## Exercise input
<<<<

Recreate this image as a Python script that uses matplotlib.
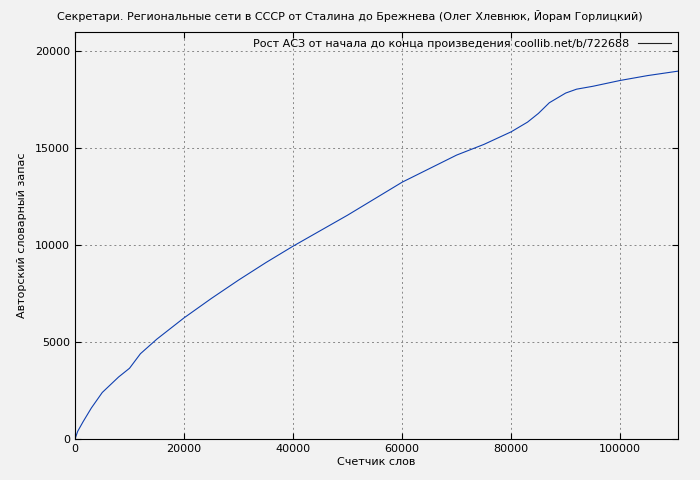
import matplotlib
matplotlib.use("Agg")
import matplotlib.pyplot as plt

words = [0, 500, 1500, 3000, 5000, 8000, 10000, 12000, 15000, 20000, 25000, 30000, 35000,
         40000, 45000, 50000, 55000, 60000, 65000, 70000, 75000, 80000, 83000, 85000,
         87000, 90000, 92000, 95000, 100000, 105000, 110600]
vocab = [0, 400, 900, 1600, 2400, 3200, 3650, 4400, 5150, 6250, 7250, 8200, 9100,
         9950, 10750, 11550, 12400, 13250, 13950, 14650, 15200, 15850, 16350, 16800,
         17350, 17850, 18050, 18200, 18500, 18750, 18980]

fig = plt.figure(figsize=(7, 4.8), dpi=100)
fig.patch.set_facecolor("#f2f2f2")
ax = fig.add_axes([75/700, 1-439/480, 603/700, 407/480])
ax.set_facecolor("#f2f2f2")
ax.plot(words, vocab, color="#1040b0", lw=0.8,
        label="Рост АСЗ от начала до конца произведения coollib.net/b/722688")
ax.set_xlim(0, 110600)
ax.set_ylim(0, 21000)
ax.set_xticks([0, 20000, 40000, 60000, 80000, 100000])
ax.set_yticks([0, 5000, 10000, 15000, 20000])
ax.grid(True, color="#888888", ls=(0, (2, 3)), lw=0.7)
ax.tick_params(labelsize=8, direction="in", length=4, top=True, right=True)
ax.set_xlabel("Счетчик слов", fontsize=8, labelpad=2)
ax.set_ylabel("Авторский словарный запас", fontsize=8, labelpad=6)
fig.text(0.5, 1-16/480, "Секретари. Региональные сети в СССР от Сталина до Брежнева (Олег Хлевнюк, Йорам Горлицкий)",
         fontsize=8, ha="center", va="center")
leg = ax.legend(loc="upper right", fontsize=8, frameon=False, markerfirst=False,
                handlelength=3, borderaxespad=0.2)
leg.get_lines()[0].set_color("#222222")
fig.savefig("out.png", dpi=100, facecolor=fig.get_facecolor())
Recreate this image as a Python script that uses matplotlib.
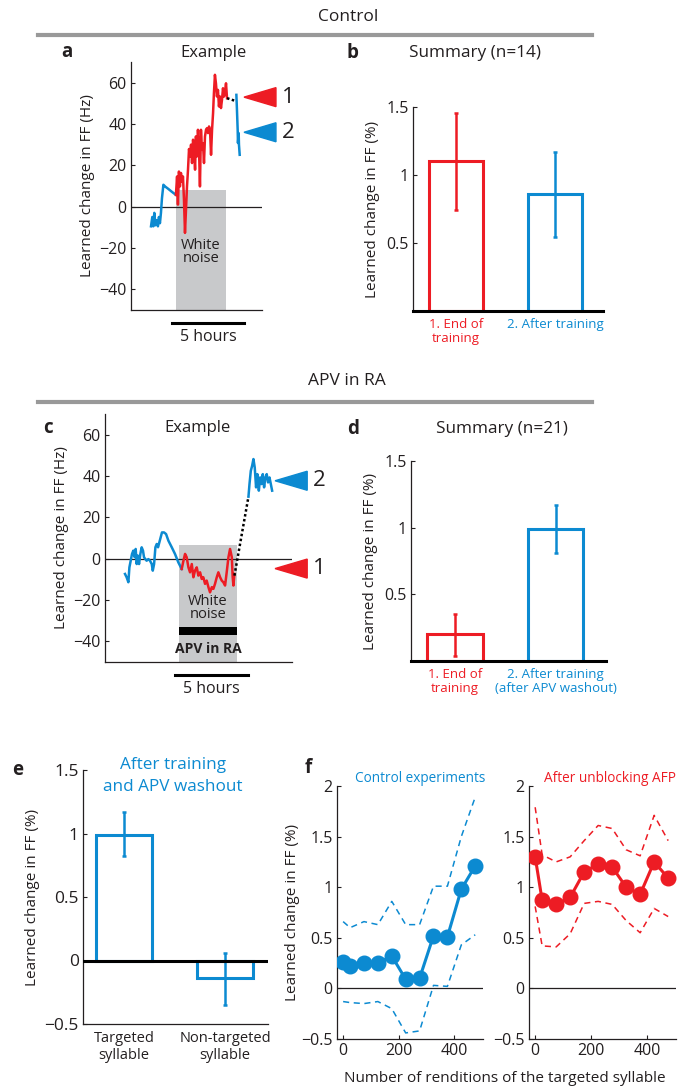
import matplotlib
matplotlib.use("Agg")
import matplotlib.pyplot as plt
from matplotlib.patches import Rectangle, Polygon

plt.rcParams['font.family'] = ['Open Sans', 'DejaVu Sans']

W, H = 682, 1090
RED = '#ED1C24'
BLUE = '#0C8AD1'
GRAY_BOX = '#C8C9CB'
DARK = '#231F20'

# ---------------- data ----------------
# panel a (time in hours, learned change in Hz)
a_pre_t = [1.39, 1.48, 1.55, 1.62, 1.69, 1.78, 1.87, 1.94, 2.01, 2.08, 2.15, 2.25, 2.38, 2.59, 2.82, 3.12]
a_pre_v = [-9.5, -5, -9.5, -3, -9, -6.5, -9.5, -5, -8, -3, 4, 10.6, 9.7, 8.6, 7.3, 5.7]
a_wn_t = [3.12, 3.20, 3.26, 3.33, 3.40, 3.47, 3.54, 3.61, 3.68, 3.75, 3.82, 3.89, 3.96, 4.03, 4.10,
          4.17, 4.24, 4.31, 4.38, 4.45, 4.51, 4.58, 4.65, 4.72, 4.79, 4.86, 4.93, 5.00, 5.07, 5.14,
          5.21, 5.28, 5.35, 5.42, 5.49, 5.56, 5.63, 5.70, 5.76, 5.83, 5.90, 5.97, 6.04, 6.11, 6.18,
          6.25, 6.32, 6.39, 6.46, 6.53, 6.60, 6.67]
a_wn_v = [5.7, 14.6, 1, 17, 9.8, 16.3, 12.2, 14.6, 3.4, -12.7, -1.5, 9.8, 17.9, 27.9, 24.3,
          30, 21.1, 32.4, 27.5, 17.9, 34, 24.3, 37.2, 29.1, 9.8, 37.2, 27.5, 30.7, 21.1, 34,
          37.2, 38, 35.6, 38.8, 37.2, 25.1, 37.2, 45.2, 54.9, 63.8, 59.7, 53.3, 56.5, 48.5, 53.3,
          47.7, 51.7, 57.3, 53.3, 55.7, 59.7, 52.5]
a_gap_t = [6.67, 7.32]
a_gap_v = [52.5, 51.0]
a_post_t = [7.32, 7.36, 7.41, 7.43, 7.48, 7.50, 7.55]
a_post_v = [54.1, 46.9, 37.2, 30.8, 35.6, 30.0, 25.1]
a_marker_1 = 53
a_marker_2 = 36

# panel b
b_labels = ['1. End of\ntraining', '2. After training']
b_vals = [1.10, 0.86]
b_err_lo = [0.74, 0.545]
b_err_hi = [1.455, 1.17]

# panel c
c_pre_t = [1.37, 1.48, 1.60, 1.67, 1.76, 1.85, 1.94, 2.03, 2.10, 2.17, 2.24, 2.33, 2.42, 2.51, 2.60,
           2.67, 2.76, 2.85, 2.97, 3.08, 3.20, 3.27, 3.36, 3.45, 3.54, 3.63, 3.72, 3.81, 3.90, 4.04,
           4.18, 4.34, 4.57, 4.79, 5.02, 5.25]
c_pre_v = [-7.4, -9, -11.4, -4.2, -1, 2.3, 3.9, 0.7, 4.7, -2.6, 1.5, -2.6, 2.3, 5.5, 3.9,
           0.7, -0.2, -1, -0.2, -1, -2.6, -5.8, -2.6, 5.5, 7.1, 5.5, 7.9, 10.3, 12.7, 12.7,
           11.9, 8.7, 5.5, 2.3, -1.8, -5]
c_wn_t = [5.25, 5.37, 5.48, 5.59, 5.71, 5.82, 5.94, 6.05, 6.16, 6.28, 6.39, 6.51, 6.62, 6.73, 6.85,
          6.96, 7.08, 7.19, 7.31, 7.42, 7.53, 7.65, 7.76, 7.88, 7.99, 8.10, 8.22, 8.33, 8.45, 8.56,
          8.68, 8.74, 8.79, 8.86]
c_wn_v = [-5, -1, 2.3, 0.7, -4.2, -6.6, -2.6, -9, -5.8, -4.2, -8.2, -6.6, -9.8, -9, -12.2,
          -10.6, -13.8, -16.3, -13.8, -14.6, -12.2, -9, -6.6, -9, -10.6, -11.4, -13, -6.6, 0.7, 4.7,
          0.7, -9, -13, -7.4]
c_gap_t = [8.86, 9.82]
c_gap_v = [-8.2, 30]
c_post_t = [9.82, 9.89, 9.98, 10.07, 10.16, 10.25, 10.34, 10.43, 10.53, 10.62, 10.71, 10.80, 10.89,
            10.98, 11.07, 11.16, 11.26, 11.35, 11.44]
c_post_v = [30, 36.1, 42.5, 44.9, 48.2, 44.1, 34.5, 40.9, 32.9, 39.3, 36.1, 40.9, 34.5,
            39.3, 40.9, 36.9, 39.3, 36.1, 32.9]
c_marker_1 = -4.8
c_marker_2 = 37.7

# panel d
d_labels = ['1. End of\ntraining', '2. After training\n(after APV washout)']
d_vals = [0.20, 0.99]
d_err_lo = [0.04, 0.81]
d_err_hi = [0.35, 1.17]

# panel e
e_labels = ['Targeted\nsyllable', 'Non-targeted\nsyllable']
e_vals = [0.99, -0.14]
e_err_lo = [0.82, -0.35]
e_err_hi = [1.17, 0.06]

# panel f
f_x = [0, 25, 75, 125, 175, 225, 275, 325, 375, 425, 475]
f_ctrl = [0.26, 0.22, 0.25, 0.25, 0.32, 0.09, 0.10, 0.52, 0.51, 0.98, 1.21]
f_ctrl_hi = [0.66, 0.60, 0.66, 0.63, 0.86, 0.63, 0.63, 1.01, 1.01, 1.50, 1.89]
f_ctrl_lo = [-0.13, -0.14, -0.15, -0.13, -0.20, -0.44, -0.42, 0.03, 0.02, 0.43, 0.53]
f_afp = [1.30, 0.87, 0.83, 0.90, 1.15, 1.23, 1.20, 1.00, 0.93, 1.25, 1.09]
f_afp_hi = [1.79, 1.32, 1.25, 1.30, 1.46, 1.61, 1.58, 1.37, 1.31, 1.71, 1.46]
f_afp_lo = [0.81, 0.42, 0.41, 0.54, 0.84, 0.86, 0.83, 0.67, 0.55, 0.79, 0.71]

# ---------------- figure ----------------
fig = plt.figure(figsize=(W / 100, H / 100), dpi=100)

TICK = 11.5
YLAB = 11


def px_axes(l, t, r, b):
    return fig.add_axes([l / W, 1 - b / H, (r - l) / W, (b - t) / H])


def ftext(x, y, s, **kw):
    kw.setdefault('ha', 'center')
    kw.setdefault('va', 'center')
    return fig.text(x / W, 1 - y / H, s, **kw)


def hline_px(x0, x1, y, lw, color):
    fig.add_artist(plt.Line2D([x0 / W, x1 / W], [1 - y / H, 1 - y / H], lw=lw, color=color,
                              transform=fig.transFigure))


def style(ax):
    for s in ['top', 'right']:
        ax.spines[s].set_visible(False)
    ax.spines['left'].set_color(DARK)
    ax.spines['left'].set_linewidth(0.9)
    ax.spines['bottom'].set_color(DARK)
    ax.spines['bottom'].set_linewidth(0.9)
    ax.tick_params(direction='in', length=3, width=0.8, colors=DARK, labelsize=TICK, pad=3)
    ax.patch.set_alpha(0)


# Section headers
ftext(348, 17, 'Control', fontsize=12.5, color=DARK)
hline_px(38, 592, 35, 3, '#999999')
ftext(347, 381, 'APV in RA', fontsize=12.5, color=DARK)
hline_px(38, 592, 402, 3, '#999999')


def trace_panel(ax, pre_t, pre_v, wn_t, wn_v, gap_t, gap_v, post_t, post_v, box, m1, m2, tri, lab_x,
                bar_t):
    ax.add_patch(Rectangle((box[0], -50), box[1] - box[0], box[2] + 50, color=GRAY_BOX, lw=0, zorder=0))
    ax.axhline(0, color=DARK, lw=0.9, zorder=1)
    ax.plot(pre_t, pre_v, color=BLUE, lw=1.8, zorder=3)
    ax.plot(wn_t, wn_v, color=RED, lw=1.8, zorder=3)
    ax.plot(gap_t, gap_v, color='black', lw=1.8, ls=(0, (1, 1)), zorder=3)
    ax.plot(post_t, post_v, color=BLUE, lw=1.8, zorder=3)
    for yv, col, lab in [(m1, RED, '1'), (m2, BLUE, '2')]:
        ax.add_patch(Polygon([[tri[0], yv], [tri[1], yv + 4.6], [tri[1], yv - 4.6]], closed=True,
                             color=col, clip_on=False, zorder=4))
        ax.text(lab_x, yv, lab, fontsize=16, ha='center', va='center', color=DARK, clip_on=False)
    ax.set_ylim(-50, 70)
    ax.set_yticks([-40, -20, 0, 20, 40, 60])
    ax.set_yticklabels(['\u221240', '\u221220', '0', '20', '40', '60'])
    ax.set_xticks([])
    ax.set_ylabel('Learned change in FF (Hz)', fontsize=YLAB, color=DARK, labelpad=3)
    trans = ax.get_xaxis_transform()
    ax.plot(bar_t, [-0.052, -0.052], color='black', lw=2.2, transform=trans, clip_on=False)
    ax.text(sum(bar_t) / 2, -0.108, '5 hours', transform=trans, ha='center', va='center',
            fontsize=11.5, color=DARK)


# ---------- panel a ----------
axa = px_axes(131, 62, 262, 310)
style(axa)
axa.set_xlim(0, 9.1)
trace_panel(axa, a_pre_t, a_pre_v, a_wn_t, a_wn_v, a_gap_t, a_gap_v, a_post_t, a_post_v,
            (3.12, 6.6, 8.2), a_marker_1, a_marker_2, (7.85, 10.07), 10.9, (2.85, 7.85))
axa.text(4.85, -22, 'White\nnoise', ha='center', va='center', fontsize=10.5, color=DARK, linespacing=0.85)
ftext(67, 52, 'a', fontsize=13.5, fontweight='bold', color=DARK)
ftext(213, 53, 'Example', fontsize=12, color=DARK)

# ---------- panel c ----------
axc = px_axes(105, 414, 292, 662)
style(axc)
axc.set_xlim(0, 12.8)
trace_panel(axc, c_pre_t, c_pre_v, c_wn_t, c_wn_v, c_gap_t, c_gap_v, c_post_t, c_post_v,
            (5.07, 9.04, 6.8), c_marker_1, c_marker_2, (11.64, 13.84), 14.66, (4.79, 9.79))
axc.add_patch(Rectangle((5.07, -37), 9.04 - 5.07, 3.9, color='black', lw=0, zorder=2))
axc.text(7.05, -24, 'White\nnoise', ha='center', va='center', fontsize=10.5, color=DARK, linespacing=0.85)
axc.text(7.05, -43.5, 'APV in RA', ha='center', va='center', fontsize=10, fontweight='bold', color=DARK)
ftext(48, 428, 'c', fontsize=13.5, fontweight='bold', color=DARK)
ftext(197, 428, 'Example', fontsize=12, color=DARK)


# ---------- bar panels ----------
def bar_panel(ax, vals, lo, hi, colors, labels, xlim, label_colors, lab_size=9.5):
    x = [1, 2]
    ax.bar(x, vals, width=0.55, fill=False, edgecolor=colors, linewidth=2.2, zorder=2)
    for xi, v, l, h, c in zip(x, vals, lo, hi, colors):
        ax.errorbar([xi], [v], yerr=[[v - l], [h - v]], fmt='none', ecolor=c, elinewidth=1.8,
                    capsize=1.6, capthick=1.8, zorder=3)
    ax.set_xlim(*xlim)
    ax.set_xticks(x)
    ax.set_xticklabels(labels, fontsize=lab_size, linespacing=1.15)
    for t, c in zip(ax.get_xticklabels(), label_colors):
        t.set_color(c)
    ax.tick_params(axis='x', length=0, pad=5)


axb = px_axes(413, 107, 603, 311)
style(axb)
bar_panel(axb, b_vals, b_err_lo, b_err_hi, [RED, BLUE], b_labels, (0.565, 2.485), [RED, BLUE])
axb.set_ylim(0, 1.5)
axb.set_yticks([0.5, 1, 1.5])
axb.set_yticklabels(['0.5', '1', '1.5'])
axb.spines['bottom'].set_linewidth(2.2)
axb.spines['bottom'].set_color('black')
axb.set_ylabel('Learned change in FF (%)', fontsize=YLAB, color=DARK, labelpad=5)
ftext(353, 53, 'b', fontsize=13.5, fontweight='bold', color=DARK)
ftext(475, 53, 'Summary (n=14)', fontsize=12.3, color=DARK)

axd = px_axes(411, 461, 606, 661)
style(axd)
bar_panel(axd, d_vals, d_err_lo, d_err_hi, [RED, BLUE], d_labels, (0.565, 2.5), [RED, BLUE])
axd.set_ylim(0, 1.5)
axd.set_yticks([0.5, 1, 1.5])
axd.set_yticklabels(['0.5', '1', '1.5'])
axd.spines['bottom'].set_linewidth(2.2)
axd.spines['bottom'].set_color('black')
axd.set_ylabel('Learned change in FF (%)', fontsize=YLAB, color=DARK, labelpad=5)
ftext(353, 429, 'd', fontsize=13.5, fontweight='bold', color=DARK)
ftext(502, 429, 'Summary (n=21)', fontsize=12.3, color=DARK)

axe = px_axes(83, 770, 268, 1024)
style(axe)
bar_panel(axe, e_vals, e_err_lo, e_err_hi, [BLUE, BLUE], e_labels, (0.594, 2.426), [DARK, DARK],
          lab_size=10.5)
axe.axhline(0, color='black', lw=2.2, zorder=4)
axe.set_ylim(-0.5, 1.5)
axe.set_yticks([-0.5, 0, 0.5, 1, 1.5])
axe.set_yticklabels(['\u22120.5', '0', '0.5', '1', '1.5'])
axe.tick_params(axis='y', labelsize=12.5)
axe.set_ylabel('Learned change in FF (%)', fontsize=YLAB, color=DARK, labelpad=3)
ftext(18, 770, 'e', fontsize=13.5, fontweight='bold', color=DARK)
ftext(173, 765, 'After training', fontsize=12.3, color=BLUE)
ftext(173, 787, 'and APV washout', fontsize=12.3, color=BLUE)

# ---------- panel f ----------
for (l, r), mean, hi, lo, col, title, tx in [((337, 483), f_ctrl, f_ctrl_hi, f_ctrl_lo, BLUE,
                                              'Control experiments', 420),
                                             ((529, 676), f_afp, f_afp_hi, f_afp_lo, RED,
                                              'After unblocking AFP', 610)]:
    ax = px_axes(l, 786, r, 1039)
    style(ax)
    ax.axhline(0, color=DARK, lw=0.9, zorder=1)
    ax.plot(f_x, hi, color=col, lw=1.1, ls=(0, (4, 3)))
    ax.plot(f_x, lo, color=col, lw=1.1, ls=(0, (4, 3)))
    ax.plot(f_x, mean, color=col, lw=2.2, marker='o', markersize=10.5, zorder=3)
    ax.set_xlim(-22, 503)
    ax.set_ylim(-0.5, 2)
    ax.set_xticks([0, 200, 400])
    ax.set_yticks([-0.5, 0, 0.5, 1, 1.5, 2])
    ax.set_yticklabels(['\u22120.5', '0', '0.5', '1', '1.5', '2'])
    ax.tick_params(labelsize=11.5)
    ftext(tx, 779, title, fontsize=9.8, color=col)
    if l == 337:
        ax.set_ylabel('Learned change in FF (%)', fontsize=YLAB, color=DARK, labelpad=1)

ftext(308, 768, 'f', fontsize=13.5, fontweight='bold', color=DARK)
ftext(505, 1078, 'Number of renditions of the targeted syllable', fontsize=11, color=DARK)

fig.savefig('out.png', dpi=100)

>>>>

## Exercise prompt
Every line from the top of the material above through the line with "17350, 17850, 18050, 18200, 18500, 18750, 18980]" should be duplicated exactly, please; leave out the pictures.

## Task response
Recreate this image as a Python script that uses matplotlib.
import matplotlib
matplotlib.use("Agg")
import matplotlib.pyplot as plt

words = [0, 500, 1500, 3000, 5000, 8000, 10000, 12000, 15000, 20000, 25000, 30000, 35000,
         40000, 45000, 50000, 55000, 60000, 65000, 70000, 75000, 80000, 83000, 85000,
         87000, 90000, 92000, 95000, 100000, 105000, 110600]
vocab = [0, 400, 900, 1600, 2400, 3200, 3650, 4400, 5150, 6250, 7250, 8200, 9100,
         9950, 10750, 11550, 12400, 13250, 13950, 14650, 15200, 15850, 16350, 16800,
         17350, 17850, 18050, 18200, 18500, 18750, 18980]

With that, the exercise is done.